I guess it’s pretty common to come across software design whose main contribution is looking good in a screenshot or on a dribbble portfolio page. It’s a bit less common to find a design that which accounts for interaction yet still doesn’t seem to actually be, y’know, good design. This pretty yet pretty useless “redesign” of airline bookings is one such sighting.

The Hacker News thread echoes the same complaints I had when looking at the supposed problem and proposed solution to current airline sites: there isn’t a business case to be made for “I can’t decide on which flight to book because I can’t find out the weather of my destination city1 right now.” When the hardest problems are indeed backend or engineering or business-related, imposing design to optimize for a tiny minority of users and workflows is at best superfluous2 and at worst detrimental to the common use case.

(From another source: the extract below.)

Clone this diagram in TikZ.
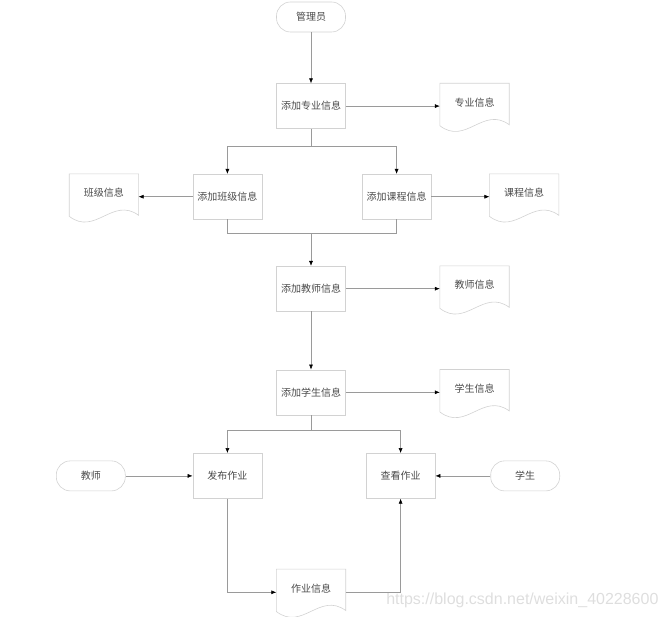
\documentclass[tikz,border=0pt]{standalone}
\usepackage{fontspec}
\usepackage{xcolor}
\usepackage{tikz}
\usetikzlibrary{arrows.meta,positioning,calc}
\newfontfamily\cjk{Noto Sans CJK SC}
\definecolor{flowline}{HTML}{9A9A9A}
\definecolor{flowedge}{HTML}{D2D2D2}
\definecolor{flowtext}{HTML}{4A4A4A}
\tikzset{
  base/.style={align=center,inner sep=2pt,font=\cjk\fontsize{10}{12}\selectfont,text=flowtext},
  procbox/.style={base,draw=flowedge,line width=0.6pt,minimum width=69pt,minimum height=45pt},
  term/.style={base,draw=flowedge,line width=0.6pt,rounded corners=14pt,minimum width=69pt,minimum height=30pt},
  doc/.style={base,minimum width=69pt,minimum height=38pt},
  docline/.style={draw=flowedge,line width=0.6pt},
  ln/.style={draw=flowline,line width=0.5pt},
  ar/.style={ln,-{Latex[length=5pt,width=4pt,color=black]}},
}
\newcommand\docshape[1]{\draw[docline] (#1.north west) -- (#1.north east) -- ([yshift=-3pt]#1.south east)
  .. controls ([xshift=-26pt,yshift=16pt]#1.south east) and ([xshift=26pt,yshift=-24pt]#1.south west) .. ([yshift=-4pt]#1.south west) -- cycle;}

\begin{document}
\begin{tikzpicture}[x=1pt,y=1pt]
  \useasboundingbox (0,0) rectangle (669,-617);
  \node[term] (admin) at (311,-17) {管理员};
  \node[procbox,below=51pt of admin] (major) {添加专业信息};
  \node[doc,right=94pt of major.north east,anchor=north west] (majordoc) {专业信息};
  \node[procbox,below left=45pt and 14pt of major] (cls) {添加班级信息};
  \node[procbox,below right=45pt and 16pt of major] (course) {添加课程信息};
  \node[doc,left=54pt of cls.north west,anchor=north east] (clsdoc) {班级信息};
  \node[doc,right=58pt of course.north east,anchor=north west] (coursedoc) {课程信息};
  \node[procbox,below=137pt of major] (tinfo) {添加教师信息};
  \node[doc,right=94pt of tinfo.north east,anchor=north west] (tdoc) {教师信息};
  \node[procbox,below=58pt of tinfo] (sinfo) {添加学生信息};
  \node[doc,right=94pt of sinfo.north east,anchor=north west] (sdoc) {学生信息};
  \node[procbox,below left=38pt and 14pt of sinfo] (publish) {发布作业};
  \node[procbox,below right=38pt and 20pt of sinfo] (view) {查看作业};
  \node[term,left=67pt of publish] (teacher) {教师};
  \node[term,right=55pt of view] (student) {学生};
  \node[doc,below=154pt of sinfo] (hwdoc) {作业信息};
  \node[anchor=east,font=\fontspec{Liberation Sans}\fontsize{16}{18}\selectfont,text=black!13] (mark) at (662,-600) {https://blog.csdn.net/weixin\_40228600};
  % document outlines
  \docshape{majordoc} \docshape{clsdoc} \docshape{coursedoc}
  \docshape{tdoc} \docshape{sdoc} \docshape{hwdoc}
  % connectors
  \draw[ar] (admin) -- (major);
  \draw[ar] (major.east) -- (major.east -| majordoc.west);
  \draw[ar] (major.south) -- ++(0,-17) coordinate (fork1) -| (cls.north);
  \draw[ar] (fork1) -| (course.north);
  \draw[ar] (cls.west) -- (cls.west -| clsdoc.east);
  \draw[ar] (course.east) -- (course.east -| coursedoc.west);
  \draw[ln] (cls.south) -- ++(0,-14) coordinate (join1) -| (course.south);
  \draw[ar] (join1 -| tinfo.north) -- (tinfo.north);
  \draw[ar] (tinfo.east) -- (tinfo.east -| tdoc.west);
  \draw[ar] (tinfo) -- (sinfo);
  \draw[ar] (sinfo.east) -- (sinfo.east -| sdoc.west);
  \draw[ar] (sinfo.south) -- ++(0,-15) coordinate (fork2) -| (publish.north);
  \draw[ar] (fork2) -| (view.north);
  \draw[ar] (teacher) -- (publish);
  \draw[ar] (student) -- (view);
  \draw[ar] (publish.south) |- ([yshift=-4pt]hwdoc.west);
  \draw[ar] ([yshift=-4pt]hwdoc.east) -| (view.south);
\end{tikzpicture}
\end{document}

What I also find a bit disturbing is how often these design explorations invoke the lifestyle marketing standards that Apple has set for its own marketing and brand. I get that the material is a romanticized ideal – full of vacation destinations and family photos along with musical selections from inoffensive bands and smiling models using the site/app/service as an extension of their perfect lives – but that’s actually a jarring detachment from the reality of 99% of us actually live in.

With designers and engineers increasing becoming a part of the 1% (not yet of the United States, but certainly of the world) and building for themselves, something like the Glass app for Tesla cars are as outrageous to us as a Nest thermostat is for…well, everybody else. Using the mighty hammer of design, everything begins to look like an ugly nail needing a fresh coat of visual candy and interaction optimization tailored to the most frequent travelers, the most powerful air conditioners, the most loyal Uber customers.

Maybe the reason I’m not planning a trip to Paris isn’t that it’s currently overcast and likely to drizzle.


  1. And woe to the traveller whose target city has more than one airport.

  2. Like that other design “s” word, rhymes with kill-morphism.